Adviser remuneration and incentive alignment will be further examined by the Financial System Inquiry (FSI), with chair David Murray expressing concern over a lack of “best practice” arrangements in the industry.
At a speech to a Centre of International Finance and Regulation workshop on the FSI interim report, Mr Murray said one issue that has been raised through submissions has been the “excessive complexity surrounding the sale and provision of simple financial products”.
“We believe that the combination of disclosure and financial literacy, whilst important, [is] not sufficient in our system,” Mr Murray said.
In this area, he added, the FSI has gone a step further than the 1996 Wallis Inquiry, which focused on “disclosure” as the cure-all for consumer safety.
“There seems to be a need to have a system in which there is a much higher incentive on product providers and distributors in the system to build trust in their own customers,” Mr Murray said.

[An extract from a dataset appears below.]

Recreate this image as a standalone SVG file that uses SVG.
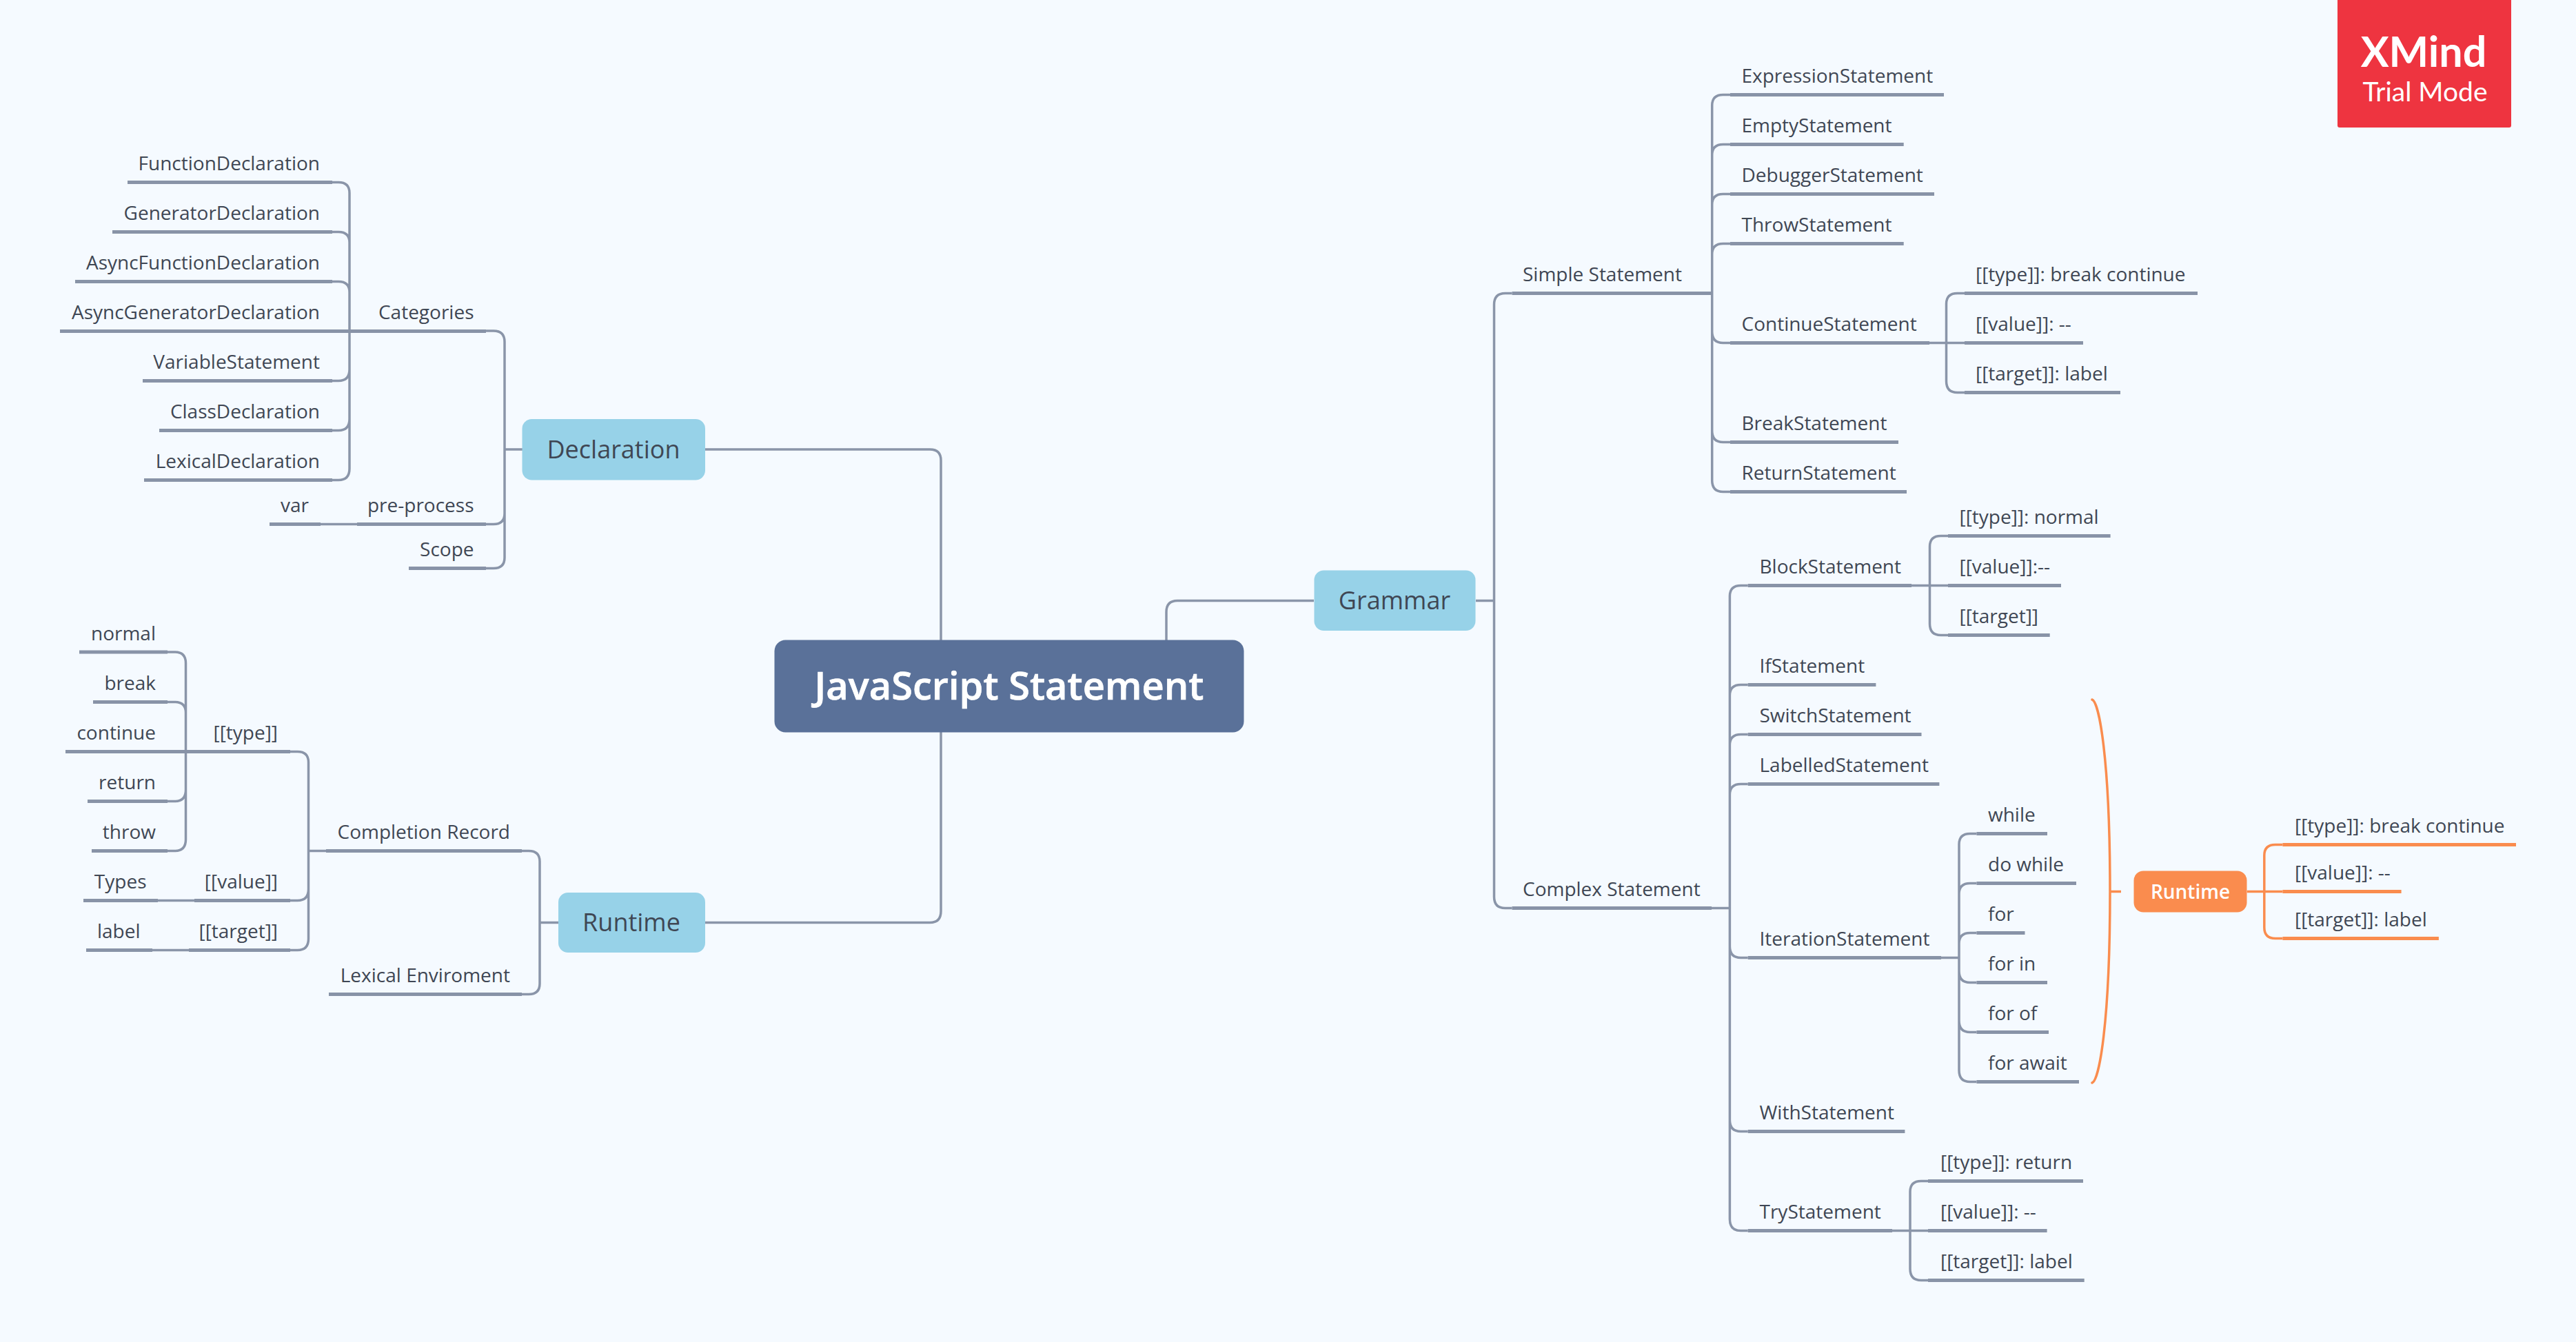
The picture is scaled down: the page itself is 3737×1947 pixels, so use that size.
<svg xmlns="http://www.w3.org/2000/svg" width="3737" height="1947" viewBox="0 0 3737 1947">
<style>
text{font-family:"Open Sans","Noto Sans",sans-serif;fill:#3f4754}
.t{font-size:28px}
.e{font-size:28px;text-anchor:end}
.n{font-size:36px;text-anchor:middle}
.c{fill:none;stroke:#8a95a9;stroke-width:3.5}
.u{fill:none;stroke:#8893a7;stroke-width:5}
.oc{fill:none;stroke:#fa8c4e;stroke-width:3.5}
.ou{fill:none;stroke:#fa8c4e;stroke-width:5}
.b{fill:#97d2e8}
</style>
<rect width="3737" height="1947" fill="#f5faff"/>
<g id="connectors">
<path class="c" d="M1023 652H1349Q1365 652 1365 668V929M1023 1338.5H1349Q1365 1338.5 1365 1322V1062M1906 871.5H1708Q1692 871.5 1692 888V929"/>
<path class="c" d="M732 652V496Q732 480 716 480H705M732 652V745Q732 760.5 716 760.5H705M732 652V809Q732 824.5 716 824.5H705M732 652H758"/>
<path class="c" d="M507 480V280Q507 264.5 491 264.5H482M507 480V352Q507 336.5 491 336.5H482M507 480V424Q507 408.5 491 408.5H482M507 480H482M507 480V536Q507 552.5 491 552.5H482M507 480V608Q507 624.5 491 624.5H482M507 480V680Q507 696.5 491 696.5H482"/>
<path class="c" d="M465 760.5H518"/>
<path class="c" d="M783 1338.5V1250Q783 1234.5 767 1234.5H757M783 1338.5V1427Q783 1442.5 767 1442.5H757M783 1338.5H810"/>
<path class="c" d="M447.5 1234.5H473M447.5 1234.5V1106Q447.5 1090.5 431.5 1090.5H421M447.5 1234.5V1290Q447.5 1306.5 431.5 1306.5H421M447.5 1234.5V1362Q447.5 1378.5 431.5 1378.5H421"/>
<path class="c" d="M229 1306.5H282M221 1378.5H274"/>
<path class="c" d="M269.5 1090.5V962Q269.5 946 253.5 946H243M269.5 1090.5V1034Q269.5 1018.5 253.5 1018.5H243M269.5 1090.5H243M269.5 1090.5V1146Q269.5 1162.5 253.5 1162.5H243M269.5 1090.5V1218Q269.5 1234.5 253.5 1234.5H243"/>
<path class="c" d="M2141 871.5H2167.5V442Q2167.5 425.5 2183.5 425.5H2193.5M2167.5 871.5V1301Q2167.5 1317.5 2183.5 1317.5H2193.5"/>
<path class="c" d="M2483.7 425.5V153Q2483.7 137.5 2499.7 137.5H2510M2483.7 425.5V225Q2483.7 209.5 2499.7 209.5H2510M2483.7 425.5V297Q2483.7 281.5 2499.7 281.5H2510M2483.7 425.5V369Q2483.7 353.5 2499.7 353.5H2510M2483.7 425.5V481Q2483.7 497.5 2499.7 497.5H2510M2483.7 425.5V625Q2483.7 641.5 2499.7 641.5H2510M2483.7 425.5V697Q2483.7 713.5 2499.7 713.5H2510"/>
<path class="c" d="M2799 497.5H2850M2823.5 497.5V441Q2823.5 425.5 2839.5 425.5H2850M2823.5 497.5V553Q2823.5 569.5 2839.5 569.5H2850"/>
<path class="c" d="M2483 1317.5H2509.4V865Q2509.4 849.5 2525.4 849.5H2535.7M2509.4 1317.5V1009Q2509.4 993.5 2525.4 993.5H2535.7M2509.4 1317.5V1081Q2509.4 1065.5 2525.4 1065.5H2535.7M2509.4 1317.5V1153Q2509.4 1137.5 2525.4 1137.5H2535.7M2509.4 1317.5V1373Q2509.4 1389.5 2525.4 1389.5H2535.7M2509.4 1317.5V1625Q2509.4 1641.5 2525.4 1641.5H2535.7M2509.4 1317.5V1769Q2509.4 1785.5 2525.4 1785.5H2535.7"/>
<path class="c" d="M2773 849.5H2826M2799.5 849.5V793Q2799.5 777.5 2815.5 777.5H2826M2799.5 849.5V905Q2799.5 921.5 2815.5 921.5H2826"/>
<path class="c" d="M2816 1389.5H2842V1225Q2842 1209.5 2858 1209.5H2867.4M2842 1389.5V1297Q2842 1281.5 2858 1281.5H2867.4M2842 1389.5V1369Q2842 1353.5 2858 1353.5H2867.4M2842 1389.5V1409Q2842 1425.5 2858 1425.5H2867.4M2842 1389.5V1481Q2842 1497.5 2858 1497.5H2867.4M2842 1389.5V1553Q2842 1569.5 2858 1569.5H2867.4"/>
<path class="c" d="M2745 1785.5H2797M2771 1785.5V1729Q2771 1713.5 2787 1713.5H2797M2771 1785.5V1841Q2771 1857.5 2787 1857.5H2797"/>
<path class="u" d="M185 264.5H482M163 336.5H482M109 408.5H482M87 480.5H705M207 552.5H482M231 624.5H482M209 696.5H482M518 760.5H705M391 760.5H465M593 824.5H705"/>
<path class="u" d="M115 946H243M135 1018.5H243M95 1090.5H421M127 1162.5H243M133 1234.5H243M282 1306.5H421M121 1306.5H229M274 1378.5H421M125 1378.5H221M473 1234.5H757M477 1442.5H757"/>
<path class="u" d="M2193.5 425.5H2483.7M2510 137.5H2820M2510 209.5H2761.7M2510 281.5H2806M2510 353.5H2761.7M2510 497.5H2799M2510 641.5H2754M2510 713.5H2766M2850 425.5H3188M2850 497.5H3022M2850 569.5H3076"/>
<path class="u" d="M2193.5 1317.5H2483M2535.7 849.5H2773M2535.7 993.5H2721.4M2535.7 1065.5H2787.5M2535.7 1137.5H2813.4M2535.7 1389.5H2816M2535.7 1641.5H2763.4M2535.7 1785.5H2745M2826 777.5H3061.6M2826 849.5H2990M2826 921.5H2973.7M2867.4 1209.5H2970M2867.4 1281.5H3012M2867.4 1353.5H2937.5M2867.4 1425.5H2970M2867.4 1497.5H2972M2867.4 1569.5H3016M2797 1713.5H3022M2797 1785.5H2969.6M2797 1857.5H3023.7"/>
<path class="oc" d="M3035 1015C3045 1018 3061 1100 3061 1293C3061 1486 3045 1568 3035 1571" stroke-linecap="round"/>
<path class="oc" d="M3061 1293.4H3077M3259.7 1293.4H3311.4M3284.8 1293.4V1241Q3284.8 1225.4 3300.8 1225.4H3311.4M3284.8 1293.4V1345.4Q3284.8 1361.4 3300.8 1361.4H3311.4"/>
<path class="ou" d="M3311.4 1225.4H3650M3311.4 1293.4H3483.6M3311.4 1361.4H3537.9"/>
</g>
<g id="root"><rect x="1123.5" y="928.5" width="681" height="134" rx="16" fill="#5a7199"/><text x="1464" y="1015" font-size="56" font-weight="600" text-anchor="middle" style="fill:#fff;stroke:#fff;stroke-width:.7">JavaScript Statement</text></g>
<g id="declaration"><rect class="b" x="757.5" y="608" width="265.5" height="88.5" rx="14"/><text class="n" x="890" y="665">Declaration</text></g>
<g id="runtime"><rect class="b" x="810" y="1295" width="213" height="87" rx="14"/><text class="n" x="916" y="1351">Runtime</text></g>
<g id="grammar"><rect class="b" x="1906.5" y="827.5" width="234" height="87.5" rx="14"/><text class="n" x="2023" y="884">Grammar</text></g>
<g id="categories"><text class="e" x="687.5" y="463">Categories</text></g>
<g id="functiondeclaration"><text class="e" x="464" y="247">FunctionDeclaration</text></g>
<g id="generatordeclaration"><text class="e" x="464" y="319">GeneratorDeclaration</text></g>
<g id="asyncfunctiondeclaration"><text class="e" x="464" y="391">AsyncFunctionDeclaration</text></g>
<g id="asyncgeneratordeclaration"><text class="e" x="464" y="463">AsyncGeneratorDeclaration</text></g>
<g id="variablestatement"><text class="e" x="464" y="535">VariableStatement</text></g>
<g id="classdeclaration"><text class="e" x="464" y="607">ClassDeclaration</text></g>
<g id="lexicaldeclaration"><text class="e" x="464" y="679">LexicalDeclaration</text></g>
<g id="preprocess"><text class="e" x="687.5" y="743">pre-process</text></g>
<g id="var"><text class="e" x="448" y="743">var</text></g>
<g id="scope"><text class="e" x="687.5" y="807">Scope</text></g>
<g id="normal"><text class="e" x="226" y="929">normal</text></g>
<g id="break"><text class="e" x="226" y="1001">break</text></g>
<g id="continue"><text class="e" x="226" y="1073">continue</text></g>
<g id="return"><text class="e" x="226" y="1145">return</text></g>
<g id="throw"><text class="e" x="226" y="1217">throw</text></g>
<g id="type"><text class="e" x="403" y="1073">[[type]]</text></g>
<g id="value"><text class="e" x="403" y="1289">[[value]]</text></g>
<g id="target"><text class="e" x="403" y="1361">[[target]]</text></g>
<g id="types"><text class="e" x="212.5" y="1289">Types</text></g>
<g id="label"><text class="e" x="203.5" y="1361">label</text></g>
<g id="completion"><text class="e" x="740" y="1217">Completion Record</text></g>
<g id="lexical"><text class="e" x="740" y="1425">Lexical Enviroment</text></g>
<g id="simple"><text class="t" x="2209" y="408">Simple Statement</text></g>
<g id="expression"><text class="t" x="2526.5" y="120">ExpressionStatement</text></g>
<g id="empty"><text class="t" x="2526.5" y="192">EmptyStatement</text></g>
<g id="debugger"><text class="t" x="2526.5" y="264">DebuggerStatement</text></g>
<g id="throwst"><text class="t" x="2526.5" y="336">ThrowStatement</text></g>
<g id="continuest"><text class="t" x="2526.5" y="480">ContinueStatement</text></g>
<g id="breakst"><text class="t" x="2526.5" y="624">BreakStatement</text></g>
<g id="returnst"><text class="t" x="2526.5" y="696">ReturnStatement</text></g>
<g id="ctype"><text class="t" x="2866" y="408">[[type]]: break continue</text></g>
<g id="cvalue"><text class="t" x="2866" y="480">[[value]]: --</text></g>
<g id="ctarget"><text class="t" x="2866" y="552">[[target]]: label</text></g>
<g id="complex"><text class="t" x="2209" y="1300">Complex Statement</text></g>
<g id="block"><text class="t" x="2552.5" y="832">BlockStatement</text></g>
<g id="ifst"><text class="t" x="2552.5" y="976">IfStatement</text></g>
<g id="switchst"><text class="t" x="2552.5" y="1048">SwitchStatement</text></g>
<g id="labelled"><text class="t" x="2552.5" y="1120">LabelledStatement</text></g>
<g id="iteration"><text class="t" x="2552.5" y="1372">IterationStatement</text></g>
<g id="withst"><text class="t" x="2552.5" y="1624">WithStatement</text></g>
<g id="tryst"><text class="t" x="2552.5" y="1768">TryStatement</text></g>
<g id="btype"><text class="t" x="2842.5" y="760">[[type]]: normal</text></g>
<g id="bvalue"><text class="t" x="2842.5" y="832">[[value]]:--</text></g>
<g id="btarget"><text class="t" x="2842.5" y="904">[[target]]</text></g>
<g id="while"><text class="t" x="2884" y="1192">while</text></g>
<g id="dowhile"><text class="t" x="2884" y="1264">do while</text></g>
<g id="for"><text class="t" x="2884" y="1336">for</text></g>
<g id="forin"><text class="t" x="2884" y="1408">for in</text></g>
<g id="forof"><text class="t" x="2884" y="1480">for of</text></g>
<g id="forawait"><text class="t" x="2884" y="1552">for await</text></g>
<g id="ttype"><text class="t" x="2815" y="1696">[[type]]: return</text></g>
<g id="tvalue"><text class="t" x="2815" y="1768">[[value]]: --</text></g>
<g id="ttarget"><text class="t" x="2815" y="1840">[[target]]: label</text></g>
<g id="runtimeboundary"><rect x="3095.5" y="1263.5" width="164" height="60" rx="14" fill="#fa8c4e"/><text x="3177.5" y="1304" font-size="28" font-weight="600" text-anchor="middle" style="fill:#fff">Runtime</text></g>
<g id="rtype"><text class="t" x="3329" y="1208">[[type]]: break continue</text></g>
<g id="rvalue"><text class="t" x="3329" y="1276">[[value]]: --</text></g>
<g id="rtarget"><text class="t" x="3329" y="1344">[[target]]: label</text></g>
<g id="watermark"><rect x="3391" y="-6" width="252" height="191" rx="3" fill="#ee3440"/><text x="3516" y="97" font-size="61" font-weight="700" text-anchor="middle" style="fill:#fff;font-family:Lato,sans-serif">XMind</text><text x="3518" y="147" font-size="39" text-anchor="middle" style="fill:#fff;font-family:Lato,sans-serif">Trial Mode</text></g>
</svg>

“We’re looking at the regulatory arrangements, the enforcement arrangements, the penalty arrangements much more closely, and we’ve looked at how these things work outside Australia.”
He explained that other products, such as air safety, pharmaceuticals and medical services, were the subject of heavy regulation and that it was important to get the level of regulation for financial services right.
“It would be simplistic to say that people don’t die from their financial services if they’re badly designed, but what has been very clear to us in the public forums that we’ve held is the degree of suffering [for] people who do lose substantially is very significant,” Mr Murray said.
“So from that perspective, we are trying to work out what should be the regulatory response. A regulatory arrangement where the regulator is trying to second guess every product in the market does not work.”